Downsides to Credit Life Insurance - Purchasing credit life insurance also has a few potential flaws. For example, having the lender as the beneficiary rather than a loved one of your choosing means there's no flexibility with these policies. If you die, your coverage can only pay off the specific debt it's underwritten to cover.
While credit life insurance could help pay off a specific loan, your loved ones couldn't use the coverage to address any other debts you leave behind.
A single-premium credit life insurance policy rolled into the cost of your loan and paid monthly can make premiums easier to manage. But you'll pay interest on the premiums over the life of the loan, which automatically increases the cost of coverage. Your premiums stay the same for the entire loan term, so you're basically paying for less coverage as time goes on.
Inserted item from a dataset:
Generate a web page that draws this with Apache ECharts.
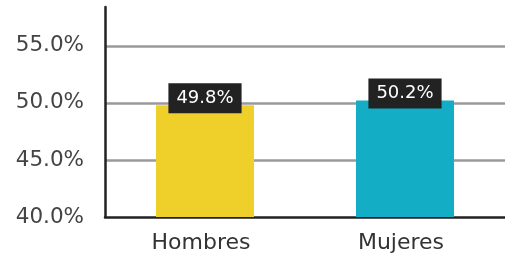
<!DOCTYPE html>
<html>
<head>
<meta charset="utf-8">
<script src="https://cdn.jsdelivr.net/npm/echarts@6/dist/echarts.min.js"></script>
<style>
  html, body { margin: 0; padding: 0; background: #fff; }
  #main { width: 505px; height: 259px; }
</style>
</head>
<body>
<div id="main"></div>
<script>
// datos del gráfico
const categories = ['Hombres', 'Mujeres'];
const values = [49.8, 50.2];
const barColors = ['#EFCF2A', '#13AEC6'];

var myChart = echarts.init(document.getElementById('main'));

myChart.setOption({
  animation: false,
  textStyle: { fontFamily: 'DejaVu Sans' },
  grid: { left: 105, right: 0, top: 7, bottom: 42 },
  xAxis: {
    type: 'category',
    data: categories,
    axisLine: { lineStyle: { color: '#222', width: 2.5 } },
    axisTick: { show: false },
    axisLabel: { color: '#333', fontSize: 22, margin: 15, padding: [0, 8, 0, 0] }
  },
  yAxis: {
    type: 'value',
    min: 40,
    max: 58.4,
    interval: 5,
    splitLine: {
      show: true,
      showMinLine: false,
      showMaxLine: false,
      lineStyle: { color: '#9a9a9a', width: 2.5 }
    },
    axisLine: { show: true, lineStyle: { color: '#222', width: 2.5 } },
    axisTick: { show: false },
    axisLabel: {
      color: '#444',
      fontSize: 21.5,
      margin: 21,
      showMaxLabel: false,
      formatter: v => v.toFixed(1) + '%'
    }
  },
  series: [
    {
      type: 'bar',
      barWidth: 98,
      data: values.map((v, i) => ({ value: v, itemStyle: { color: barColors[i] } })),
      label: {
        show: true,
        position: 'top',
        distance: -8,
        formatter: p => p.value.toFixed(1) + '%',
        color: '#fff',
        fontSize: 18,
        lineHeight: 20,
        backgroundColor: '#222',
        padding: [5, 8, 5, 8]
      }
    }
  ]
});
</script>
</body>
</html>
Another potential snag may lie in the fine print. For instance, your policy may include disability or unemployment coverage but only pay out for a limited period of time. If you remain disabled or unemployed beyond the time frame established by the policy, keeping up with your loan payments could prove difficult. Or you may need to be employed for a set time period or earn a certain amount before disability coverage kicks in.
While your insurer may not require a health exam to get covered for credit life insurance, it may deny the policy's claim when you die if it turns out you had a pre-existing health condition.
Should You Buy Credit Life Insurance? - The answer depends largely on your needs and whether you have (or could qualify for) other life insurance policies that could help with paying off debt or other expenses when you die. A traditional life insurance policy gives you more flexibility but may be more difficult to obtain.
Your age and financial situation can help determine the true value of credit life insurance for you. Keep in mind that credit life insurance policies may have an age cutoff for coverage. Someone in their 60s buying a vacation home, for example, may not be eligible for this type of life insurance because the insurance company may consider age too much of a risk factor.
Your health is something else to consider before buying credit life insurance. The minimal underwriting required for credit life insurance may mean it's easier to get covered for credit life insurance versus a regular life insurance policy if you have a pre-existing condition. But again, keep in mind that pre-existing conditions may count against you when it's time for the policy to pay out.
Review Your Credit Life Insurance Alternatives Carefully - It's possible that a traditional life insurance policy may better suit your needs. Consider the costs involved in buying credit life insurance and compare that with what you might pay for a term or permanent life insurance policy instead.
Generally, the younger and healthier you are when you purchase a term life insurance policy, the lower your premiums are likely to be.
Purchasing a permanent (or whole) life insurance policy typically means paying higher premiums than other life insurance options, including credit life insurance. But it offers the ability to build cash value. This cash value can grow with interest , and you can borrow against it if needed. Credit life insurance doesn't have this feature.
Check to see what type of life insurance coverage you may already have in place. For example, your employer might include a small term life policy in your benefits package. If you don't need life insurance beyond the amount you already have in place to pay off debts, then buying a credit life policy could be a waste of money.
Consider getting advice from an insurance expert before you buy if you're still undecided because "you might find several products that better fit your situation in life.